Watch the full video of the ABC-11 news segment by clicking here. The text below is reproduced from ABC-11.com.
NEW ORLEANS, L.A. (WTVD) -- This weekend is really driving home our relationship with sports as a community. For a lot of people what happens between the lines is deeply personal. Rebecca Feinglos, a Duke fan who grew up in Durham, has ridden a wave of emotions right into New Orleans.
"I grew up going to Duke games", says Feinglos. "Duke basketball and my relationship with my dad are like one and the same."
For over 40 years, Mark Feinglos worked at Duke as a doctor in the school of medicine and held season tickets at Cameron Indoor Stadium.
"And like I was at Duke games like in the womb and spent my entire life doing that with my father," Feinglos said.
Almost two years ago as the pandemic began, Mark's life came to an end at the age of 72.
"I worked in our state government in covid response so on the day of lockdown I was with our state team in the state emergency center when I got the news that my father had died very suddenly. It was crazy," Feinglos said.
Mark had blood clots in his lungs and tested negative for Covid postmortem. The loss flipped Rebecca's life upside down.
"And so, I left work for a month, and dealt with losing my father, my only parent. My mom died when I was a kid," she said.
Covid made grieving difficult. She leaned on friends like Alexandra Sterling, a former sorority sister of Rebecca's at Duke.
"No one was in touch together," says Feinglos. "You weren't allowed to hang out and grieve together personally, but we found ways to keep catching up. It was always nice to be able to take walks around different parks. "
Needing more, Rebecca decided to take what she calls a grieve leave. To honor her father and gain closure, she would attend as many Duke games this season as possible.
"So I can grieve for him by doing something that is actually really fun and meaningful. But when you think about it there is actually a lot of grief in sports right? Every loss hurts someone. Going into Cameron without him had felt really empty, but I also know he would have loved it. And its coach K's last season so I had to go," Feinglos said.
Rebecca headed to the ACC tournament, West Regional in San Francisco and of course the Final Four where this part of the journey eventually comes to an end along with the career of coach K.
"It could be his last game tonight, it won't be because we're going to win the tournament. But it could be and that feels deeply meaningful to me and it helps me kind of process all these feelings that I have," she said.
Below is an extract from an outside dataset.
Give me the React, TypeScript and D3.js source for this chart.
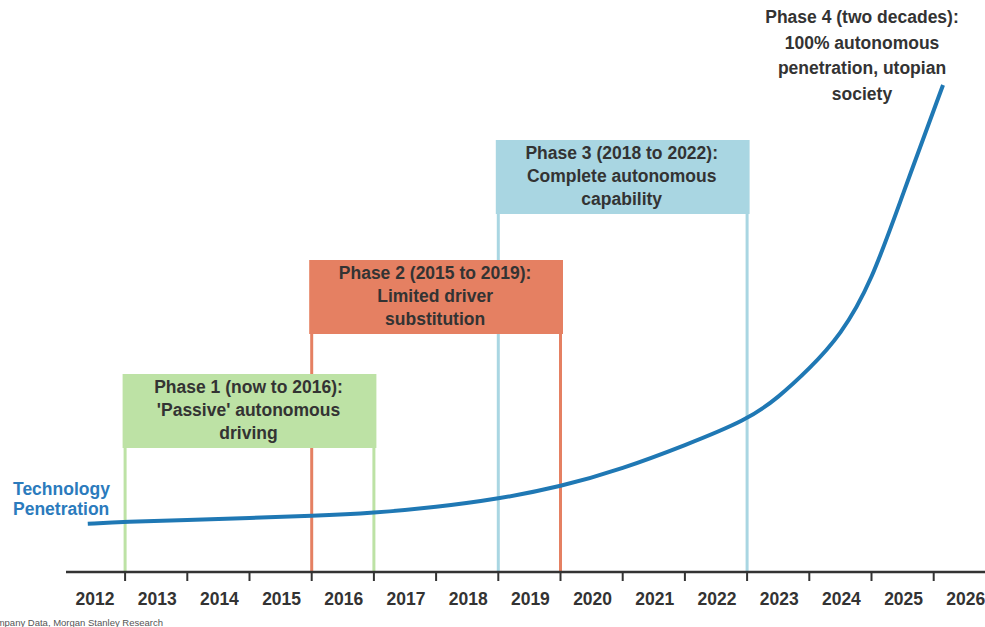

What would dad say about this journey?
"He would think it was pretty cool. He would be so excited for me. He loved Duke basketball. He loved Duke football too, that was a lot harder to be a fan of sometimes. He would be really excited. It has been a hell of a ride these past couple of years and my dad was my best friend. The fact that I get to do this and be thinking about him when I get to go watch the team that he loved? It's a joy. He would have loved the whole thing," Feinglos added.